Sans lui, Fela Anikulapo Kuti (1938-1997), n’aura probablement pas connu le succès qui fut le sien. Batteur de génie, et directeur musical d’Afrika’70, le groupe de Fela, de 1968 à 1979, Tony Allen aura eu un rôle déterminant dans l’invention de cette pulsation unique, mélange de highlife ghanéen, de rythmes yorubas, de funk américain et de jazz.
Tony Allen est mort jeudi 30 avril à Paris, à l’âge de 79 ans.
Né le 20 juillet 1940 à Lagos, Tony Oladipo Allen s’était fait plaisir à la guitare, au saxophone et à la contrebasse avant de se mettre à la batterie.

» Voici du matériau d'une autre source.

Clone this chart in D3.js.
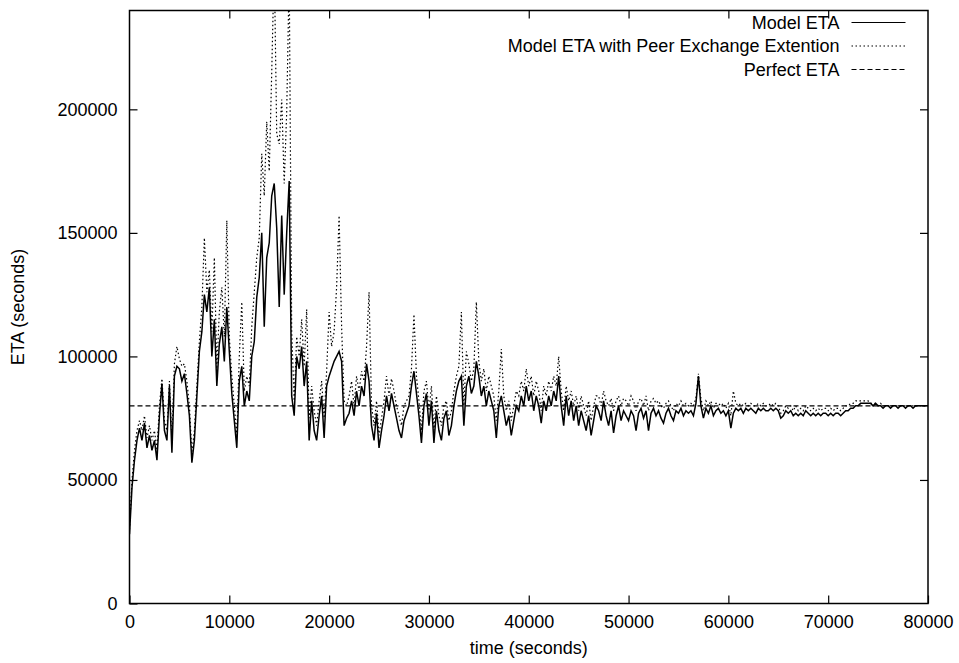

La complicité avec Fela durera jusqu’à ce qu’il souhaite s’émanciper pour vivre sa propre histoire. Cette quête d’indépendance l’amènera à Londres en 1984, puis à Paris en 1986. Entre les deux capitales, il enregistre en 1989 l’album Afrobeat Express pour le label Cobalt. Dans la foulée de la sortie de ce disque qui relançait Cobalt après quelques années de sommeil, Tony Allen se programmait pour la première édition d’Africolor en décembre 1989.
Après une pause, le musicien signe en 1999 l’album Black Voices, un mélange d’afrobeat, de funk et de musique électronique. Ce son va lui permettre de toucher un public qui ignorait tout de lui. Sa carrière redémarre, jalonnée de rencontres marquantes, notamment celle avec le musicien britannique Damon Albarn, leader des groupes Blur et Gorillaz, qui lui confie en 2006 la batterie au sein de son nouveau projet, The Good, the Bad and the Queen. Tony Allen qui aimait les défis dans la musique disait alors : « Plus le musicien vient d’un univers musical différent, plus cela m’excite ».
Ces dernières années, il était intervenu sur l’album Mogoya (2017) de la diva malienne Oumou Sangaré et sur Celia (2019), l’hommage d’Angélique Kidjo à Celia Cruz.
« Tony m’a appris l’essence même de ce qu’était l’afrobeat » témoigne la chanteuse brésilienne Flavia Coelho, qui s’était offert les services du maestro pour Mundo Meu (2014).
Il me disait souvent qu’il faut caresser les instruments, par rapport aux accords et aux mesures.
« Il est connu pour ses grooves, mais c’était un batteur qui pouvait vraiment jouer une chanson, s’adapter, complète la Londonienne Susheela Raman. C’est un grand honneur d’avoir travaillé avec lui pour mon album Love Trap, en 2002, et d’avoir été son amie. »
Maury Legran.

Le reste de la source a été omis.